Three CNNs are employed independently at each stage of the pipeline, with their specific inputs and outputs defined as follows:

(i) Projection stage. The input to the first network, $[f_{\theta_{\rm{p}}}^{\,\rm{p}}]$ , is the set of raw projection images $[\hat{{\bf p}}]$ = $[\left\{\hat{{\bf p}}_{1},\ldots,\hat{{\bf p}}_{N_{\rm{a}}}\right\}]$ , where N_a denotes the number of projections. The output is the set of enhanced projection images $[{\bf p}^{*}]$ = $[\big\{{\bf p}_{1}^{*},\ldots,{\bf p}_{N_{\rm{a}}}^{*}\big\}]$ , computed as $[{\bf p}^{*}]$ = $[f_{\theta_{\rm{p}}}^{\,\rm{p}}(\hat{{\bf p}})]$ .

(ii) Sinogram stage. The second network, $[f_{\theta_{\rm{s}}}^{\,\rm{s}}]$ , processes the sinograms, which are obtained by rearranging both the raw and enhanced projections using a transformation $[{\cal T}]$ . The input to this network consists of both the raw sinograms $[{\cal T}(\hat{{\bf p}})]$ and the rearranged enhanced projection images $[{\cal T}({\bf p}^{*})]$ . The output is the enhanced sinograms $[{\bf s}^{*}]$ = $[f_{\theta_{\rm{s}}}^{\,\rm{s}}\left[{\cal T}\left(\hat{{\bf p}}\right),{\cal T}\left({\bf p}^{*}\right)\right]]$ .

(iii) Reconstruction stage. The final network, $[f_{\theta_{\rm{r}}}^{\,\rm{r}}]$ , refines the reconstructed images by taking as input the reconstructions of all sinograms, including those derived from raw data and the enhanced outputs of previous stages. The input is composed of the reconstructed raw sinograms $[{\cal R}[{\cal T}(\hat{{\bf p}})]]$ , the reconstructed rearranged enhanced projection images $[{\cal R}[{\cal T}({\bf p}^{*})]]$ , and the reconstructed enhanced sinograms $[{\cal R}({\bf s}^{*})]$ . The output is the set of enhanced reconstructed images $[{\bf r}^{*}]$ , calculated as $[{\bf r}^{*}]$ = $[f_{\theta_{\rm{r}}}^{\,\rm{r}}\{{\cal R}\left[{\cal T}\left(\hat{ {\bf p}}\right)\right]]$ , $[{\cal R}\left[{\cal T}\left({\bf p}^{*} \right)\right]]$ , $[{\cal R}\left({\bf s}^{*}\right)\}]$ .

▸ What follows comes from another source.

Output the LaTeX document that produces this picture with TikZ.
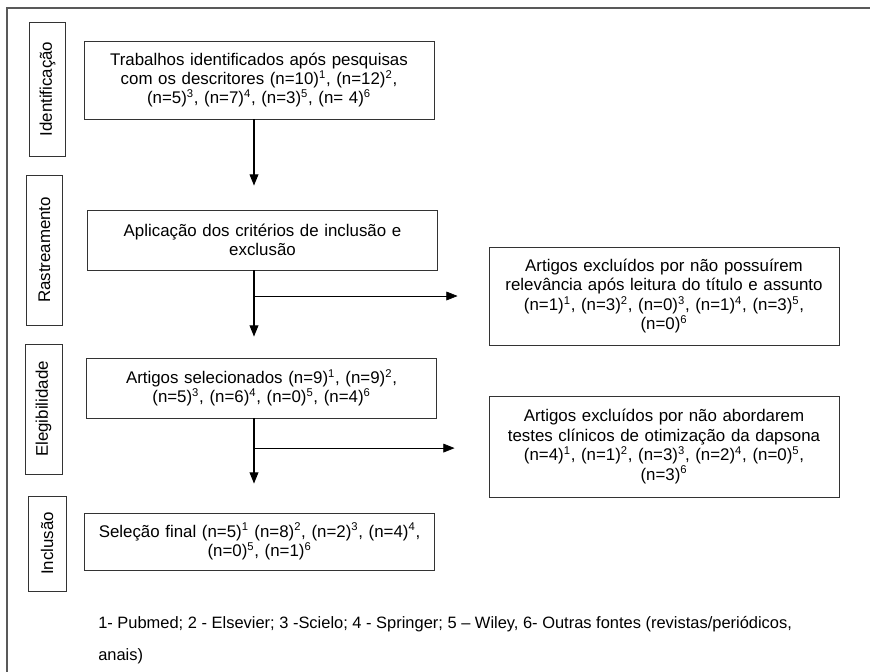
\documentclass[tikz,border=0pt]{standalone}
\usepackage{fontspec}
\setmainfont{Liberation Sans}
\usepackage{tikz}
\usetikzlibrary{arrows.meta, positioning, calc}
\newcommand{\src}[1]{\textsuperscript{#1}}
\tikzset{
  box/.style={rectangle, draw=black!80, line width=0.6pt, align=center,
              inner xsep=0pt, text width=8.75cm,
              font=\fontsize{12}{13.8}\selectfont},
  phase/.style={rectangle, draw=black!80, line width=0.6pt, rotate=90,
                minimum height=0.9cm, inner sep=0pt,
                font=\fontsize{12}{13.5}\selectfont},
  arrow/.style={-{Triangle[length=0.28cm, width=0.22cm]}, line width=0.8pt},
  sidearrow/.style={-{Triangle[length=0.28cm, width=0.22cm]}, line width=0.5pt},
  frame/.style={draw=black!65, line width=1.2pt},
  note/.style={align=left, inner xsep=0pt, font=\fontsize{11.7}{22.8}\selectfont}
}

\begin{document}
\begin{tikzpicture}[x=0.025cm, y=-0.025cm]
  \useasboundingbox (0,0) rectangle (870,672);
  \draw[frame] (7,672) -- (7,8) -- (870,8);

  % phases
  \node[phase, minimum width=3.35cm] (pid) at (47.5,89) {Identificação};
  \node[phase, minimum width=3.75cm] (pra) at (44.5,250) {Rastreamento};
  \node[phase, minimum width=3.25cm, minimum height=0.925cm] (pel) at (43.5,409) {Elegibilidade};
  \node[phase, minimum width=2.375cm, minimum height=0.95cm] (pin) at (47,543.5) {Inclusão};

  % main column
  \node[box, minimum height=1.95cm] (ident) at (259,80)
    {Trabalhos identificados após pesquisas\\
     com os descritores (n=10)\src{1}, (n=12)\src{2},\\
     (n=5)\src{3}, (n=7)\src{4}, (n=3)\src{5}, (n= 4)\src{6}};
  \node[box, minimum height=1.5cm] (crit) at (262.5,240)
    {Aplicação dos critérios de inclusão e\\ exclusão};
  \node[box, minimum height=1.5cm] (sel) at (261.5,388)
    {Artigos selecionados (n=9)\src{1}, (n=9)\src{2},\\
     (n=5)\src{3}, (n=6)\src{4}, (n=0)\src{5}, (n=4)\src{6}};
  \node[box, minimum height=1.425cm] (final) at (259.5,541.5)
    {Seleção final (n=5)\src{1} (n=8)\src{2}, (n=2)\src{3}, (n=4)\src{4},\\
     (n=0)\src{5}, (n=1)\src{6}};

  % excluded
  \node[box, minimum height=2.45cm] (exc1) at (664,296)
    {Artigos excluídos por não possuírem\\
     relevância após leitura do título e assunto\\
     (n=1)\src{1}, (n=3)\src{2}, (n=0)\src{3}, (n=1)\src{4}, (n=3)\src{5},\\
     (n=0)\src{6}};
  \node[box, minimum height=2.525cm] (exc2) at (664,446.5)
    {Artigos excluídos por não abordarem\\
     testes clínicos de otimização da dapsona\\
     (n=4)\src{1}, (n=1)\src{2}, (n=3)\src{3}, (n=2)\src{4}, (n=0)\src{5},\\
     (n=3)\src{6}};

  \coordinate (stem) at (254,0);
  \draw[arrow, shorten >=0.6cm] (ident.south -| stem) -- (crit.north -| stem);
  \draw[arrow, shorten >=0.525cm] (crit.south -| stem) -- (sel.north -| stem);
  \draw[arrow, shorten >=0.725cm] (sel.south -| stem) -- (final.north -| stem);
  \draw[sidearrow, shorten >=0.775cm] (exc1.west -| stem) -- (exc1.west);
  \draw[sidearrow, shorten >=0.85cm] ([yshift=-0.04cm]exc2.west -| stem) -- ([yshift=-0.04cm]exc2.west);

  \node[note, anchor=west] (legend) at (98,640)
    {1- Pubmed; 2 - Elsevier; 3 -Scielo; 4 - Springer; 5 – Wiley, 6- Outras fontes (revistas/periódicos,\\
     anais)};
\end{tikzpicture}
\end{document}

In essence, this process underscores the strategic application of 2D CNNs across different stages of data processing, emphasizing computational efficiency and systematic enhancement. For example, $[f_{\theta_{\rm{p}}}^{\,\rm{p}}]$ is applied to each of the N_a projection images $[\hat{{\bf p}}]$ , culminating in the collection of processed projections $[{\bf p}^{*}]$ . This stepwise approach is mirrored in subsequent stages, ensuring a comprehensive and effective artifact reduction through the entire imaging pipeline. The method is summarized in Algorithm 1:

3.2. Training procedure

Our training procedure, as detailed in Algorithm 2, strategically decomposes the multi-stage artifact reduction process into separate segments, optimizing the parameters Θ = {θ_p, θ_s, θ_r} of each CNN independently for efficiency and practicality. Although our approach employs 2D CNNs for each phase, the incorporation of operations $[{\cal T}]$ and $[{\cal R}]$ , along with the inherently 3D nature of CT images, imbues our method with a 3D-like capability for artifact reduction. By avoiding the computationally intensive demands of end-to-end 3D training, our strategy greatly reduces the significant computational demands typically faced by 3D deep learning models. As demonstrated in Section 5.2, chaining the projection, sinogram and reconstruction stages outperforms models trained on single stages alone, with further improvements achieved through our proposed bypass connections. This approach not only maintains the model's applicability to large-scale CT problems but also ensures that each stage is fine-tuned to its specific target of artifact reduction.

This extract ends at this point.